--- Begin ---

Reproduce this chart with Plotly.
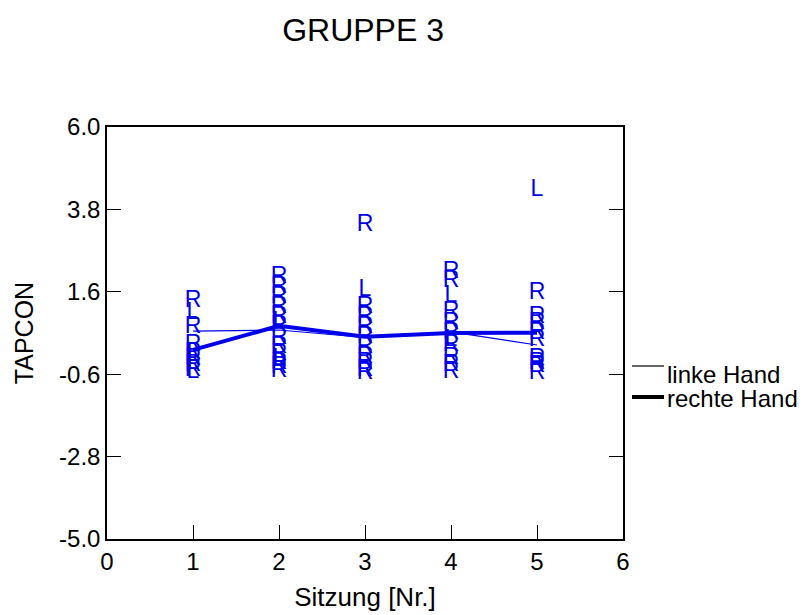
import plotly.graph_objects as go

# --- data -------------------------------------------------------------
sitzungen = [1, 2, 3, 4, 5]
linke_hand = [0.55, 0.58, 0.38, 0.53, 0.18]
rechte_hand = [0.05, 0.69, 0.40, 0.50, 0.51]

# individual values, letter "R" (rechte Hand)
r_sitzung = [1, 1, 1, 1, 1, 1, 1,
             2, 2, 2, 2, 2, 2, 2, 2, 2, 2, 2, 2,
             3, 3, 3, 3, 3, 3, 3, 3, 3, 3,
             4, 4, 4, 4, 4, 4, 4, 4, 4,
             5, 5, 5, 5, 5, 5, 5, 5, 5]
r_werte = [1.36, 0.66, 0.18, -0.03, -0.20, -0.35, -0.50,
           2.00, 1.73, 1.46, 1.19, 0.93, 0.69, 0.37, 0.13, -0.06, -0.30, -0.42, -0.52,
           3.38, 1.19, 0.93, 0.66, 0.39, 0.13, -0.14, -0.30, -0.49, -0.57,
           2.13, 1.89, 1.06, 0.77, 0.50, 0.18, -0.17, -0.36, -0.54,
           1.57, 0.93, 0.77, 0.50, 0.31, -0.19, -0.30, -0.38, -0.57]
# individual values, letter "L" (linke Hand)
l_sitzung = [1, 1, 1, 1, 2, 2, 3, 4, 4, 5]
l_werte = [1.03, -0.10, -0.30, -0.55, 0.80, -0.20, 1.65, 1.49, 0.30, 4.30]

y_ticks = [6.0, 3.8, 1.6, -0.6, -2.8, -5.0]
x_ticks = [0, 1, 2, 3, 4, 5, 6]
legend_namen = ["linke Hand", "rechte Hand"]
legend_breiten = [1.2, 4]

BLUE = "rgb(0,0,235)"
FONT = "Liberation Sans, Arial, Helvetica, sans-serif"

W, H = 805, 615
ML, MR, MT, MB = 107, 182, 127, 76
PW, PH = W - ML - MR, H - MT - MB


def px_x(p):
    return (p - ML) / PW


def px_y(p):
    return (H - MB - p) / PH


fig = go.Figure()

# letters
fig.add_trace(go.Scatter(x=r_sitzung, y=r_werte, mode="text", text=["R"] * len(r_werte),
                         textfont=dict(family=FONT, size=23, color=BLUE),
                         textposition="middle center", showlegend=False, hoverinfo="skip"))
fig.add_trace(go.Scatter(x=l_sitzung, y=l_werte, mode="text", text=["L"] * len(l_werte),
                         textfont=dict(family=FONT, size=23, color=BLUE),
                         textposition="middle center", showlegend=False, hoverinfo="skip"))

# mean lines
fig.add_trace(go.Scatter(x=sitzungen, y=linke_hand, mode="lines", name=legend_namen[0],
                         line=dict(color=BLUE, width=legend_breiten[0]), showlegend=False))
fig.add_trace(go.Scatter(x=sitzungen, y=rechte_hand, mode="lines", name=legend_namen[1],
                         line=dict(color=BLUE, width=legend_breiten[1]), showlegend=False))

# legend drawn as in the reference (black key lines, tight spacing)
shapes = []
annotations = []
for i, (name, bw) in enumerate(zip(legend_namen, legend_breiten)):
    ly = 366 + i * 31
    ty = 374 + i * 25
    shapes.append(dict(type="line", xref="paper", yref="paper",
                       x0=px_x(632), x1=px_x(664), y0=px_y(ly), y1=px_y(ly),
                       line=dict(color="black", width=bw)))
    annotations.append(dict(text=name, xref="paper", yref="paper",
                            x=px_x(665), y=px_y(ty), xanchor="left", yanchor="middle",
                            showarrow=False, font=dict(size=24, family=FONT, color="black")))

fig.update_layout(
    width=W, height=H,
    margin=dict(l=ML, r=MR, t=MT, b=MB, autoexpand=False),
    paper_bgcolor="white", plot_bgcolor="white",
    font=dict(family=FONT, size=24, color="black"),
    title=dict(text="GRUPPE 3", x=0.451, xanchor="center", y=0.952, yanchor="middle",
               font=dict(size=32, family=FONT, color="black")),
    showlegend=False,
    shapes=shapes,
    annotations=annotations,
    xaxis=dict(title=dict(text="Sitzung [Nr.]", standoff=14,
                          font=dict(family=FONT, size=26, color="black"))),
    yaxis=dict(title=dict(text="TAPCON", standoff=18,
                          font=dict(family=FONT, size=25, color="black"))),
)

fig.update_xaxes(range=[0, 6], tickvals=x_ticks, ticktext=[str(v) for v in x_ticks],
                 ticks="inside", ticklen=14, tickcolor="black", tickwidth=1,
                 showline=True, linecolor="black", linewidth=1.5, mirror=True,
                 showgrid=False, zeroline=False, automargin=True,
                 tickfont=dict(family=FONT, size=24, color="black"))
fig.update_yaxes(range=[-5, 6], tickvals=y_ticks, ticktext=[f"{v:.1f}" for v in y_ticks],
                 ticks="inside", ticklen=14, tickcolor="black", tickwidth=1,
                 showline=True, linecolor="black", linewidth=1.5, mirror="ticks",
                 showgrid=False, zeroline=False, automargin=True,
                 tickfont=dict(family=FONT, size=24, color="black"))

fig.write_html("out.html")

--- End ---

[JOB]:
Restate the data above word for word. Do not include the images.

[TASK RESULT]:
Reproduce this chart with Plotly.
import plotly.graph_objects as go

# --- data -------------------------------------------------------------
sitzungen = [1, 2, 3, 4, 5]
linke_hand = [0.55, 0.58, 0.38, 0.53, 0.18]
rechte_hand = [0.05, 0.69, 0.40, 0.50, 0.51]

# individual values, letter "R" (rechte Hand)
r_sitzung = [1, 1, 1, 1, 1, 1, 1,
             2, 2, 2, 2, 2, 2, 2, 2, 2, 2, 2, 2,
             3, 3, 3, 3, 3, 3, 3, 3, 3, 3,
             4, 4, 4, 4, 4, 4, 4, 4, 4,
             5, 5, 5, 5, 5, 5, 5, 5, 5]
r_werte = [1.36, 0.66, 0.18, -0.03, -0.20, -0.35, -0.50,
           2.00, 1.73, 1.46, 1.19, 0.93, 0.69, 0.37, 0.13, -0.06, -0.30, -0.42, -0.52,
           3.38, 1.19, 0.93, 0.66, 0.39, 0.13, -0.14, -0.30, -0.49, -0.57,
           2.13, 1.89, 1.06, 0.77, 0.50, 0.18, -0.17, -0.36, -0.54,
           1.57, 0.93, 0.77, 0.50, 0.31, -0.19, -0.30, -0.38, -0.57]
# individual values, letter "L" (linke Hand)
l_sitzung = [1, 1, 1, 1, 2, 2, 3, 4, 4, 5]
l_werte = [1.03, -0.10, -0.30, -0.55, 0.80, -0.20, 1.65, 1.49, 0.30, 4.30]

y_ticks = [6.0, 3.8, 1.6, -0.6, -2.8, -5.0]
x_ticks = [0, 1, 2, 3, 4, 5, 6]
legend_namen = ["linke Hand", "rechte Hand"]
legend_breiten = [1.2, 4]

BLUE = "rgb(0,0,235)"
FONT = "Liberation Sans, Arial, Helvetica, sans-serif"

W, H = 805, 615
ML, MR, MT, MB = 107, 182, 127, 76
PW, PH = W - ML - MR, H - MT - MB


def px_x(p):
    return (p - ML) / PW


def px_y(p):
    return (H - MB - p) / PH


fig = go.Figure()

# letters
fig.add_trace(go.Scatter(x=r_sitzung, y=r_werte, mode="text", text=["R"] * len(r_werte),
                         textfont=dict(family=FONT, size=23, color=BLUE),
                         textposition="middle center", showlegend=False, hoverinfo="skip"))
fig.add_trace(go.Scatter(x=l_sitzung, y=l_werte, mode="text", text=["L"] * len(l_werte),
                         textfont=dict(family=FONT, size=23, color=BLUE),
                         textposition="middle center", showlegend=False, hoverinfo="skip"))

# mean lines
fig.add_trace(go.Scatter(x=sitzungen, y=linke_hand, mode="lines", name=legend_namen[0],
                         line=dict(color=BLUE, width=legend_breiten[0]), showlegend=False))
fig.add_trace(go.Scatter(x=sitzungen, y=rechte_hand, mode="lines", name=legend_namen[1],
                         line=dict(color=BLUE, width=legend_breiten[1]), showlegend=False))

# legend drawn as in the reference (black key lines, tight spacing)
shapes = []
annotations = []
for i, (name, bw) in enumerate(zip(legend_namen, legend_breiten)):
    ly = 366 + i * 31
    ty = 374 + i * 25
    shapes.append(dict(type="line", xref="paper", yref="paper",
                       x0=px_x(632), x1=px_x(664), y0=px_y(ly), y1=px_y(ly),
                       line=dict(color="black", width=bw)))
    annotations.append(dict(text=name, xref="paper", yref="paper",
                            x=px_x(665), y=px_y(ty), xanchor="left", yanchor="middle",
                            showarrow=False, font=dict(size=24, family=FONT, color="black")))

fig.update_layout(
    width=W, height=H,
    margin=dict(l=ML, r=MR, t=MT, b=MB, autoexpand=False),
    paper_bgcolor="white", plot_bgcolor="white",
    font=dict(family=FONT, size=24, color="black"),
    title=dict(text="GRUPPE 3", x=0.451, xanchor="center", y=0.952, yanchor="middle",
               font=dict(size=32, family=FONT, color="black")),
    showlegend=False,
    shapes=shapes,
    annotations=annotations,
    xaxis=dict(title=dict(text="Sitzung [Nr.]", standoff=14,
                          font=dict(family=FONT, size=26, color="black"))),
    yaxis=dict(title=dict(text="TAPCON", standoff=18,
                          font=dict(family=FONT, size=25, color="black"))),
)

fig.update_xaxes(range=[0, 6], tickvals=x_ticks, ticktext=[str(v) for v in x_ticks],
                 ticks="inside", ticklen=14, tickcolor="black", tickwidth=1,
                 showline=True, linecolor="black", linewidth=1.5, mirror=True,
                 showgrid=False, zeroline=False, automargin=True,
                 tickfont=dict(family=FONT, size=24, color="black"))
fig.update_yaxes(range=[-5, 6], tickvals=y_ticks, ticktext=[f"{v:.1f}" for v in y_ticks],
                 ticks="inside", ticklen=14, tickcolor="black", tickwidth=1,
                 showline=True, linecolor="black", linewidth=1.5, mirror="ticks",
                 showgrid=False, zeroline=False, automargin=True,
                 tickfont=dict(family=FONT, size=24, color="black"))

fig.write_html("out.html")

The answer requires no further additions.